DESPITE recent criticism from rivals that it would kill off the industry if elected, NSW Labor is determined to protect coal miners' jobs and conditions, including those in the Upper Hunter.
And, Shadow Minister for Industrial Relations, Industry and Resources Adam Searle, joined by Country Labor candidate Melanie Dagg, reassured local workers during a visit to the electorate on Wednesday.
The pair announced Labor will cap the number of contracted employees on mine sites at 20 per cent, and mandate that contracted workers - engaged by labour hire companies - receive the same pay and conditions as those employed directly on the same site.
"Under the Liberals and Nationals there have been significant and protracted workplace disputes in the NSW coal mining industry, with many of these disputes having their roots in the push by companies for increased numbers of contract and casual workers," Mr Searle said.
Upper Hunter MP Michael Johnsen said the Nationals had introduced legislation to protect local miners' jobs.
But, Mrs Dagg responded by saying: "He calls for Labor to vote for phantom federal legislation, which he knows full well his Liberal and National colleagues will never bring on for vote in the federal Parliament.
"It also won't provide the protection that is needed those working in the coal mining industry."
The NSW coal industry directly employs nearly 20,000 people and supports about 80,000 jobs in mine and non-mine related services.
The Labor commitment to cap casual employees and protect condition is part of a three-point plan to improve the job security and working conditions of those in the sector.
"As the daughter and wife of coal miners I know that casualisation and insecurity can cause significant stress and financial hardship to workers and their families," Mrs Dagg said.
"Labor will defend the pay and working conditions of coal mining workers.
"People in the Hunter know that the Liberal and Nationals only bring empty promises when it comes to protecting our workers and communities from creeping casualisation."
As part of the social and economic considerations that apply to planning approvals for mining in NSW, any application will need to satisfy that employment on a project, Labor will:
(1) Cap contracted and casual coal mining labour to 20 per cent. At least 80 per cent of workers on land subject to an approval must be directly employed by either the approval-holder or, if another entity operates the mine, that entity. These changes will apply to future applications for approvals, including modifications and variations.

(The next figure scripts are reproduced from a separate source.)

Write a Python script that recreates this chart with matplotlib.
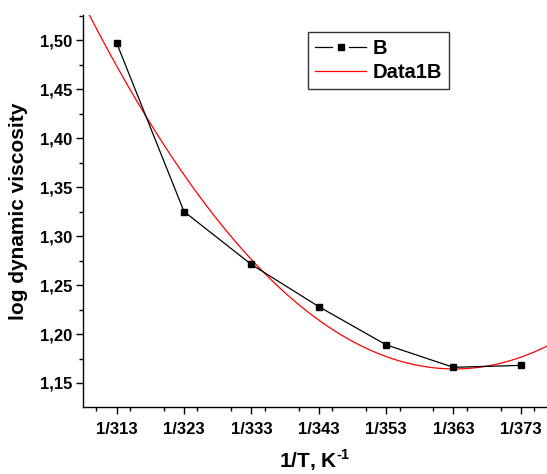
import numpy as np
import matplotlib
matplotlib.use("Agg")
import matplotlib.pyplot as plt
from matplotlib.ticker import MultipleLocator, FuncFormatter, FixedLocator
from matplotlib.legend_handler import HandlerLine2D
from matplotlib.lines import Line2D

T = [313, 323, 333, 343, 353, 363, 373]
tick_labels = ["1/313", "1/323", "1/333", "1/343", "1/353", "1/363", "1/373"]
log_visc = [1.497, 1.325, 1.271, 1.228, 1.189, 1.166, 1.168]

plt.rcParams['font.family'] = ['Liberation Sans', 'DejaVu Sans']
plt.rcParams['font.weight'] = 'bold'
plt.rcParams['mathtext.fontset'] = 'custom'
plt.rcParams['mathtext.rm'] = 'Liberation Sans:bold'
plt.rcParams['mathtext.bf'] = 'Liberation Sans:bold'


class GapLineHandler(HandlerLine2D):
    def create_artists(self, legend, orig_handle, xdescent, ydescent, width, height, fontsize, trans):
        y = (height - ydescent) / 2.0
        x0, x1 = -xdescent, -xdescent + width
        g = width * 0.17
        xm = (x0 + x1) / 2.0
        l1 = Line2D([x0, xm - g], [y, y], color='black', lw=0.9)
        l2 = Line2D([xm + g, x1], [y, y], color='black', lw=0.9)
        m = Line2D([xm], [y], color='black', marker='s', ms=5, ls='none')
        for a in (l1, l2, m):
            a.set_transform(trans)
        return [l1, l2, m]


fig = plt.figure(figsize=(5.47, 4.74), dpi=100)
ax = fig.add_axes([83/547, 1-407/474, 1-83/547, (407-15)/474])

coef = np.polyfit(T, log_visc, 2)
xf = np.linspace(305, 380, 300)
red, = ax.plot(xf, np.polyval(coef, xf), color='red', lw=0.9, label='Data1B', zorder=2)
blk, = ax.plot(T, log_visc, color='black', lw=0.9, marker='s', ms=5, label='B', zorder=3)

ax.set_xlim(308, 376.9)
ax.set_ylim(1.1255, 1.5256)

ax.xaxis.set_major_locator(FixedLocator(T))
ax.set_xticklabels(tick_labels)
ax.xaxis.set_minor_locator(MultipleLocator(5))
ax.yaxis.set_major_locator(MultipleLocator(0.05))
ax.yaxis.set_minor_locator(MultipleLocator(0.025))
ax.yaxis.set_major_formatter(FuncFormatter(lambda v, p: f"{v:.2f}".replace('.', ',')))

for s in ['top', 'right']:
    ax.spines[s].set_visible(False)
for s in ['left', 'bottom']:
    ax.spines[s].set_linewidth(1.0)

ax.tick_params(which='major', direction='out', length=5, width=1, labelsize=12, pad=3)
ax.tick_params(axis='x', which='major', pad=6)
ax.tick_params(which='minor', direction='out', length=3, width=1)
for lab in ax.get_xticklabels() + ax.get_yticklabels():
    lab.set_fontweight('bold')

ax.set_xlabel("1/T, K$^{\\text{-1}}$", fontsize=15, fontweight='bold', labelpad=7)
ax.set_ylabel("log dynamic viscosity", fontsize=15, fontweight='bold', labelpad=8)

leg = ax.legend([blk, red], ['B', 'Data1B'], loc='upper left',
                bbox_to_anchor=((308-83)/464, (407-32)/392), borderaxespad=0,
                frameon=True, fancybox=False, edgecolor='black', fontsize=14.5,
                handlelength=2.55, borderpad=0.35, labelspacing=0.25, handletextpad=0.3,
                handler_map={blk: GapLineHandler()})
leg.get_frame().set_linewidth(1.0)
for t in leg.get_texts():
    t.set_fontweight('bold')

fig.savefig("out.png", dpi=100)
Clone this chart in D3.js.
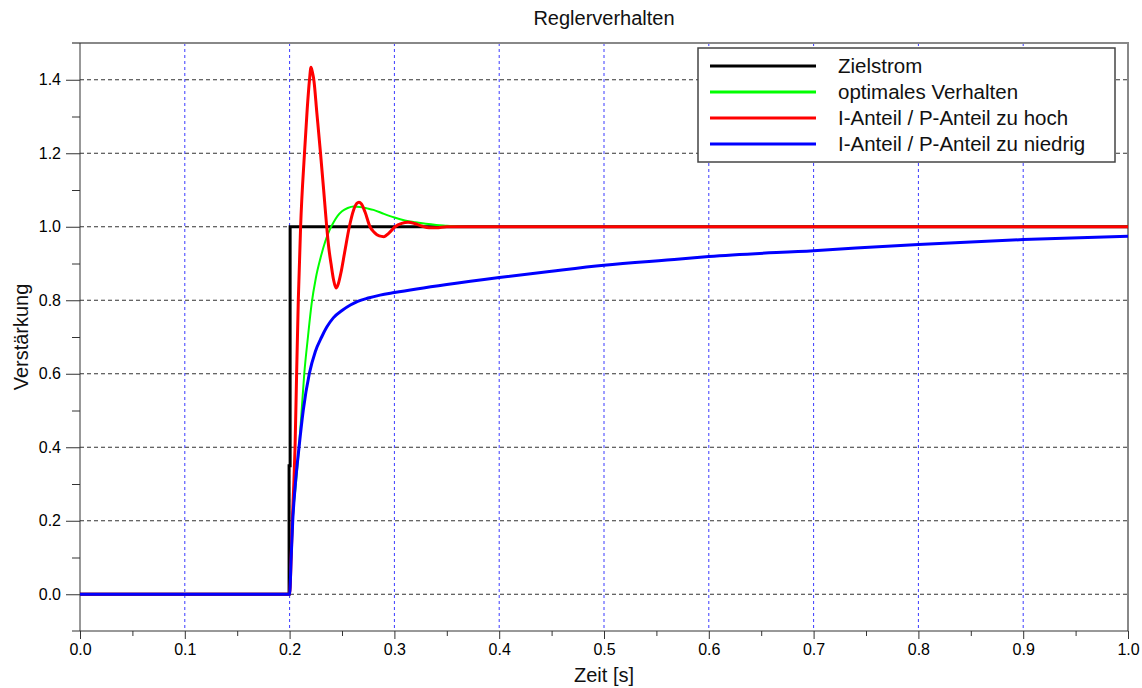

(2) Introduce a new licencing scheme for labour hire companies in the mining industry. This will mean labour hire companies will be required to comply with laws regarding workplace safety, pay and conditions - including the same pay and conditions as those enjoyed by directly employed workers.
(3) Mandate that all resource planning approvals for mines include safe and fair work practices and conditions and fair dispute settlement procedures. This includes strengthening the "fit and proper person" test in s380A of the Mining Act to include a requirement that for entities to obtain and to continue holding any mining approval they must engage in safe and fair workplace practices.
Labor also flagged the need to address the growing community concern regarding "fly-in, fly-out" workforces, which can undermine secure, locally-based jobs and the local services and businesses reliant on them.
"A Labor government wants well paid, secure and locally-based mining jobs in the coal mining industry," Mr Searle said.
"We know that many disputes arise because big mining companies want to casualise and contract out their work.
"This is bad for workers and the resulting disputes have disrupted the NSW coal supply.
"There has been too much contracting out of jobs in the industry, undermining the economic security of local workers.
"That has to stop, and Labor has a positive plan to work with companies and workers to ensure, decently paid jobs and a resilient industry."